Sopra quei due arnesi dovevano caricare un migliaio di fucili con baionetta, cinturino e giberna, cinquecento sciabole, sei casse di scarpe, ventisette scatole di consommé, un cesto di vermicelli sopraffini, una cassa di proclami già stampati, una bellissima bandiera, 94.000 lire, 1088 uomini e una donna, che si chiamava Rosalia Monmasson ed era la moglie di Francesco Crispi. Ma chi erano questi uomini? Da dove venivano? Ebbene, centosessanta venivano da Bergamo, centocinquantasei dalla Liguria, settantadue da Milano, cinquantanove da Brescia, cinquantotto da Pavia (quasi tutti studenti). Non mancavano naturalmente i meridionali, soprattutto i siciliani e i calabresi. Soltanto questi avevano veduto il Sud d’Italia, gli altri non c’erano mai stati. Della Sicilia avevano letto qualcosa sui libri: la terra dei Vespri, la dimora di Vulcano, l’antro del Ciclope.

Perché era tutta gente che leggeva. E scriveva: dalla file dei Mille usciranno almeno due grandi scrittori (Ippolito Nievo e Giuseppe Bandi), giornalisti, due primi ministri (Crispi e Cairoli), parlamentari e generali a decine. Non c’era, fra loro, nemmeno un contadino: erano, nel nocciolo, la futura classe dirigente, o meglio, una parte, la più illuminata della futura classe dirigente. Ma, per adesso, della Sicilia ignoravano tutto, ne avevano notizie molto letterarie oltre che sbagliate: il primo incontro coi siciliani sarà una sorpresa. E della Sicilia il comando neanche possedeva una carta topografica; a Genova non fu possibile trovarla.

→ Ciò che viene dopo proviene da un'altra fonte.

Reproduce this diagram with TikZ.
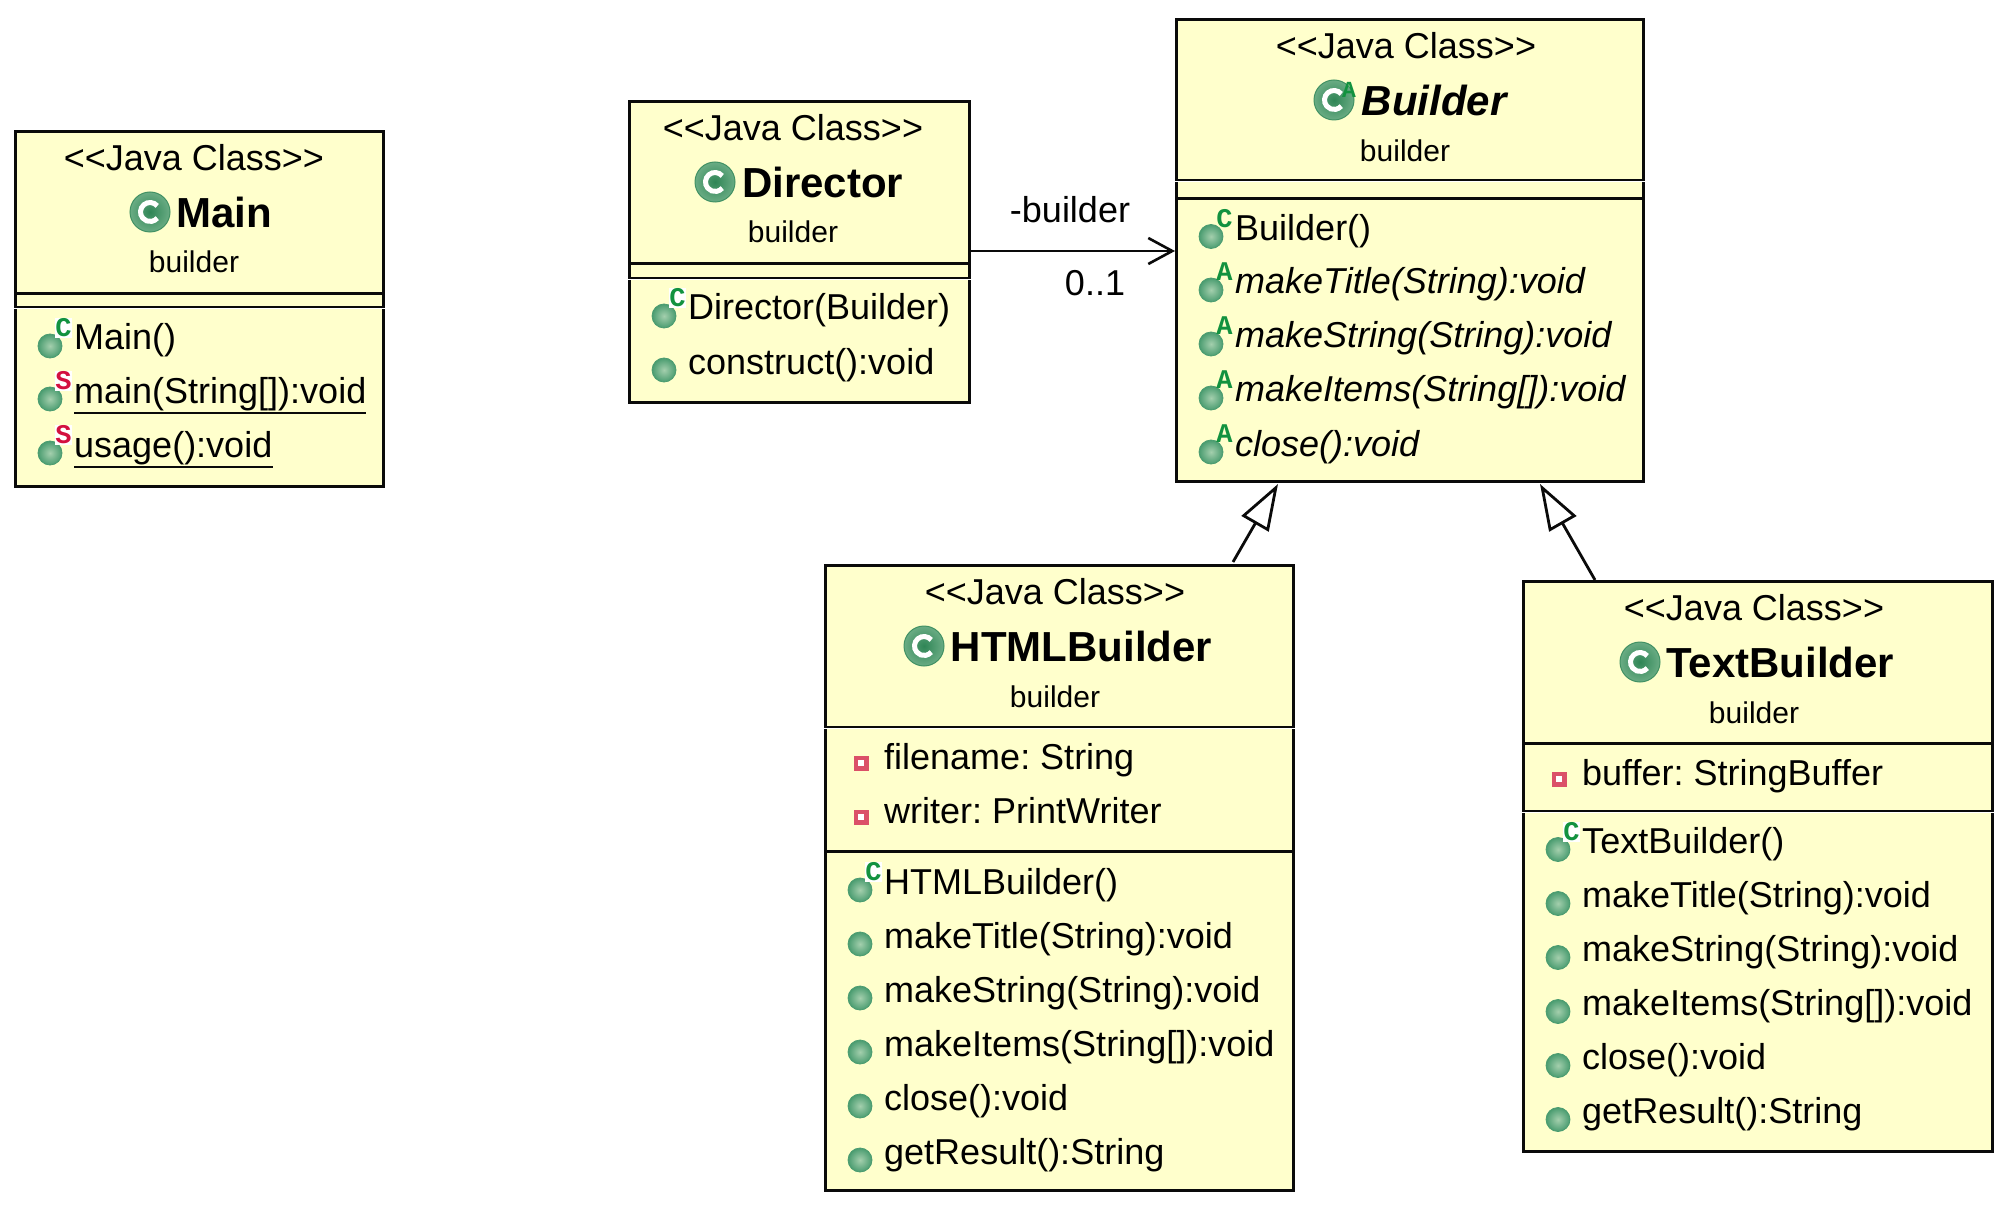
\documentclass[tikz,border=0pt]{standalone}
\usepackage{fontspec}
\setmainfont{Liberation Sans}
\newfontfamily\markfont{Liberation Mono}
\usetikzlibrary{arrows.meta,calc}
\definecolor{umlfill}{HTML}{FFFFCC}
\definecolor{umlline}{HTML}{0A0A0A}
\definecolor{ballin}{HTML}{A4CFAD}
\definecolor{ballout}{HTML}{4A9C70}
\definecolor{gout}{HTML}{6AAC84}
\definecolor{gin}{HTML}{2F8556}
\definecolor{markgreen}{HTML}{12923F}
\definecolor{markred}{HTML}{D3103F}
\definecolor{fieldred}{HTML}{DB5068}
\tikzset{
 x=1pt,y=-1pt,
 umlbox/.style={draw=umlline,fill=umlfill,line width=3pt,rectangle,inner sep=0pt,anchor=north west},
 sliver/.style={draw=white,line width=1.1pt},
 stereo/.style={anchor=base,inner sep=0pt,font=\fontsize{36}{40}\selectfont},
 pkg/.style={anchor=base,inner sep=0pt,font=\fontsize{30}{34}\selectfont},
 titletxt/.style={anchor=base west,inner sep=0pt,font=\fontsize{42}{46}\selectfont\bfseries},
 rowtxt/.style={anchor=base west,inner sep=0pt,font=\frenchspacing\fontsize{36}{40}\selectfont},
 ballicon/.style={circle,minimum size=24pt,inner sep=0pt,shading=radial,inner color=ballin,outer color=ballout,draw=ballout,line width=.8pt},
 gball/.style={circle,minimum size=40pt,inner sep=0pt,shading=radial,inner color=gin,middle color=gin,outer color=gout,draw=gin!70!gout,line width=1pt},
 markc/.style={inner sep=0pt,font=\fontsize{27}{27}\selectfont\markfont\bfseries,text=markgreen},
 marks/.style={inner sep=0pt,font=\fontsize{27}{27}\selectfont\markfont\bfseries,text=markred},
 markbg/.style={fill=white,minimum width=14pt,minimum height=20pt},
 fieldicon/.style={rectangle,minimum size=15pt,inner sep=0pt,fill=fieldred},
 fielddot/.style={rectangle,minimum size=5.5pt,inner sep=0pt,fill=white},
 assoc/.style={draw=umlline,line width=2.6pt,-{Straight Barb[length=24pt,width=26pt,line width=2.6pt]}},
 gen/.style={draw=umlline,line width=2.8pt,-{Triangle[open,length=46pt,width=31pt,line width=2.8pt,fill=white]}},
}
\newcommand{\compart}[5]{\node[umlbox,minimum width=#4-#2,minimum height=#5-#3] (#1) at (#2,#3) {};}
\newcommand{\glyphG}[1]{%
 \draw[white,line width=5pt] ([shift={(40:9.5pt)}]#1.center) arc[start angle=40,end angle=320,radius=9.5pt];}
% #1 name, #2 top, #3 centre, #4 title, #5 title x, #6 icon x
\newcommand{\headtxt}[6]{%
 \node[stereo] (#1st) at (#3,#2+40.5) {<{}<Java Class>{}>};
 \node[pkg] (#1pk) at (#3,#2+143) {builder};
 \node[gball] (#1gi) at (#6+1,#2+82) {};
 \glyphG{#1gi}
 \node[titletxt] (#1ti) at (#5,#2+97.5) {#4};
}
\newcommand{\mrow}[4]{\node[ballicon] (#1i) at (#2+36,#3-4) {};
 \node[rowtxt] (#1) at (#2+60,#3) {#4};}
\newcommand{\cmark}[3]{\node[markc] (#1m) at (#2+49.5,#3-22) {C};}
\newcommand{\cwmark}[3]{\node[markc,markbg] (#1m) at (#2+49.5,#3-22) {C};}
\newcommand{\smark}[3]{\node[marks,markbg] (#1m) at (#2+49.5,#3-22) {S};}
\newcommand{\amark}[3]{\node[markc] (#1m) at (#2+49.5,#3-22) {A};}
\newcommand{\frow}[4]{\node[fieldicon] (#1i) at (#2+37,#3-6) {};
 \node[fielddot] (#1d) at (#1i.center) {};
 \node[rowtxt] (#1) at (#2+60,#3) {#4};}
\newcommand{\ul}[1]{\draw[umlline,line width=2pt] ([yshift=-10pt]#1.base west) -- ([yshift=-10pt]#1.base east);}
\begin{document}
\begin{tikzpicture}
\useasboundingbox[fill=white] (0,0) rectangle (2006,1206);
\begin{scope}[shift={(-1,-1)}]
% Main
\compart{mainops}{15}{307}{383}{486}
\compart{mainattr}{15}{293}{383}{307}
\compart{mainhead}{15}{131}{383}{293}
\draw[sliver] ($(mainops.north west)+(-2,2.2)$) -- ($(mainops.north east)+(2,2.2)$);
\headtxt{main}{131}{195}{Main}{177}{150}
\mrow{mainr}{15}{351}{Main()}\cwmark{mainr}{15}{351}
\mrow{mainu}{15}{404}{main(String[]):void}\smark{mainu}{15}{404}
\mrow{mainv}{15}{458}{usage():void}\smark{mainv}{15}{458}
\ul{mainu}\ul{mainv}
% Director
\compart{dirops}{629}{278}{969}{402}
\compart{dirattr}{629}{263}{969}{278}
\compart{dirhead}{629}{101}{969}{263}
\draw[sliver] ($(dirops.north west)+(-2,2.2)$) -- ($(dirops.north east)+(2,2.2)$);
\headtxt{dir}{101}{794}{Director}{743}{715}
\mrow{dira}{629}{321}{Director(Builder)}\cwmark{dira}{629}{321}
\mrow{dirb}{629}{375}{construct():void}
% Builder
\compart{bldops}{1176}{198}{1643}{481}
\compart{bldattr}{1176}{180}{1643}{198}
\compart{bldhead}{1176}{19}{1643}{180}
\draw[sliver] ($(bldattr.north west)+(-2,2.2)$) -- ($(bldattr.north east)+(2,2.2)$);
\node[stereo] (bldst) at (1407,59.5) {<{}<Java Class>{}>};
\node[pkg] (bldpk) at (1406,163) {builder};
\node[gball] (bldgi) at (1335,101) {};
\glyphG{bldgi}
\node[markc,font=\fontsize{23}{23}\selectfont\markfont\bfseries] (bldgm) at (1350,91) {A};
\node[titletxt,font=\fontsize{42}{46}\selectfont\bfseries\itshape] (bldti) at (1362.5,116.5) {Builder};
\mrow{blda}{1176}{241.5}{Builder()}\cmark{blda}{1176}{241.5}
\mrow{bldb}{1176}{295}{\itshape makeTitle(String):void}\amark{bldb}{1176}{295}
\mrow{bldc}{1176}{349}{\itshape makeString(String):void}\amark{bldc}{1176}{349}
\mrow{bldd}{1176}{403}{\itshape makeItems(String[]):void}\amark{bldd}{1176}{403}
\mrow{blde}{1176}{457}{\itshape close():void}\amark{blde}{1176}{457}
% HTMLBuilder
\compart{htmlops}{825}{851}{1293}{1190}
\compart{htmlattr}{825}{727}{1293}{851}
\compart{htmlhead}{825}{565}{1293}{727}
\draw[sliver] ($(htmlattr.north west)+(-2,2.2)$) -- ($(htmlattr.north east)+(2,2.2)$);
\headtxt{html}{565}{1056}{HTMLBuilder}{951.5}{924}
\frow{htmla}{825}{770}{filename: String}
\frow{htmlb}{825}{824}{writer: PrintWriter}
\mrow{htmlc}{825}{895}{HTMLBuilder()}\cwmark{htmlc}{825}{895}
\mrow{htmld}{825}{949}{makeTitle(String):void}
\mrow{htmle}{825}{1003}{makeString(String):void}
\mrow{htmlf}{825}{1057}{makeItems(String[]):void}
\mrow{htmlg}{825}{1111}{close():void}
\mrow{htmlh}{825}{1165}{getResult():String}
% TextBuilder
\compart{txtops}{1523}{811}{1992}{1151}
\compart{txtattr}{1523}{743}{1992}{811}
\compart{txthead}{1523}{581}{1992}{743}
\draw[sliver] ($(txtops.north west)+(-2,2.2)$) -- ($(txtops.north east)+(2,2.2)$);
\headtxt{txt}{581}{1755}{TextBuilder}{1667}{1640}
\frow{txta}{1523}{786}{buffer: StringBuffer}
\mrow{txtb}{1523}{854.5}{TextBuilder()}\cwmark{txtb}{1523}{854.5}
\mrow{txtc}{1523}{908.5}{makeTitle(String):void}
\mrow{txtd}{1523}{962.5}{makeString(String):void}
\mrow{txte}{1523}{1016.5}{makeItems(String[]):void}
\mrow{txtf}{1523}{1070.5}{close():void}
\mrow{txtg}{1523}{1124.5}{getResult():String}
% Connectors
\coordinate (direast) at ($(dirops.north east)+(0,-26)$);
\draw[assoc] (direast) -- (direast -| bldops.west);
\node[rowtxt,anchor=base] (lblrole) at (1071,224) {-builder};
\node[rowtxt,anchor=base] (lblmult) at (1096,297) {0..1};
\draw[gen] ($(htmlhead.north west)+(409,-2)$) -- ($(bldops.south west)+(103,1)$);
\draw[gen] ($(txthead.north west)+(73,0)$) -- ($(bldops.south west)+(365,1)$);
\end{scope}
\end{tikzpicture}
\end{document}
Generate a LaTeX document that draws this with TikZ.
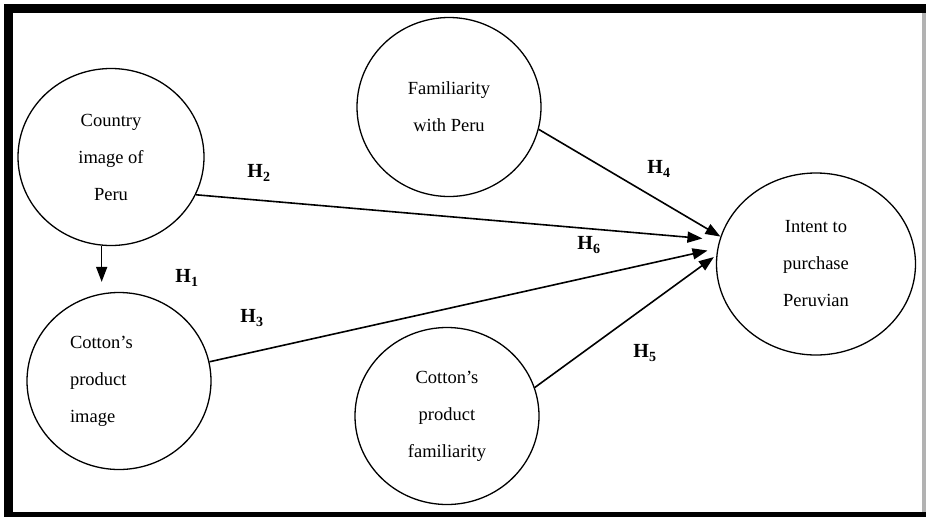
\documentclass[tikz,border=0pt]{standalone}
\usepackage{fontspec}
\setmainfont{Liberation Serif}
\usetikzlibrary{positioning, calc, arrows.meta, shapes.geometric}

\begin{document}
\begin{tikzpicture}[
    x=1pt, y=-1pt,
    construct/.style={ellipse, draw, line width=1.3pt, inner sep=0pt, minimum width=184pt, minimum height=177pt, align=center, font=\fontsize{18.5}{37}\selectfont},
    path_arrow/.style={-{Triangle[length=15pt, width=11pt]}, line width=1.6pt},
    hyp_label/.style={font=\fontsize{20}{22}\selectfont\bfseries, inner sep=0pt}
]
    % Frame
    \useasboundingbox (0,0) rectangle (926,517);
    \fill[black] (4,4) rectangle (926,517);
    \fill[gray!60] (922,13) rectangle (926,512);
    \fill[white] (13,13) rectangle (922,512);

    % Constructs
    \node[construct, minimum width=186pt] (country) at (111,157) {Country\\image of\\Peru};
    \node[construct, text width=98pt, align=left] (cottonimage) at (119,381) {Cotton’s\\product\\image};
    \node[construct, minimum height=179pt] (familiarity) at (449,107) {Familiarity\\with Peru};
    \node[construct] (cottonfam) at (447,416) {Cotton’s\\product\\familiarity};
    \node[construct, minimum width=199pt, minimum height=182pt] (intent) at (816,264) {Intent to\\purchase\\Peruvian};

    % Paths
    \draw[path_arrow, shorten >=10pt] (country.-96) -- (country.-96 |- cottonimage.north);
    \draw[path_arrow, shorten >=17pt] (country.-24) -- (intent.166);
    \draw[path_arrow] (familiarity.-14) -- (intent.164);
    \draw[path_arrow, shorten >=10pt] (cottonimage.12) -- (intent.171);
    \draw[path_arrow, shorten >=3pt] (cottonfam.18) -- (intent.175);

    % Hypotheses
    \node[hyp_label] (hone) at (187,278) {H\textsubscript{1}};
    \node[hyp_label] (htwo) at (259,173) {H\textsubscript{2}};
    \node[hyp_label] (hthree) at (252,318) {H\textsubscript{3}};
    \node[hyp_label] (hfour) at (659,169) {H\textsubscript{4}};
    \node[hyp_label] (hfive) at (645,353) {H\textsubscript{5}};
    \node[hyp_label] (hsix) at (589,245) {H\textsubscript{6}};
\end{tikzpicture}
\end{document}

Il nome dei Mille fu inventato più tardi; per ora si chiamavano, ufficialmente, Cacciatori delle Alpi, cioè intendevano portare avanti l’impresa cominciata l’anno prima in Lombardia: I proclami di Garibaldi cominciavano sempre con la parola d’ordine “Italia e Vittorio Emanuele” ed erano rivolti appunto ai Cacciatori delle Alpi.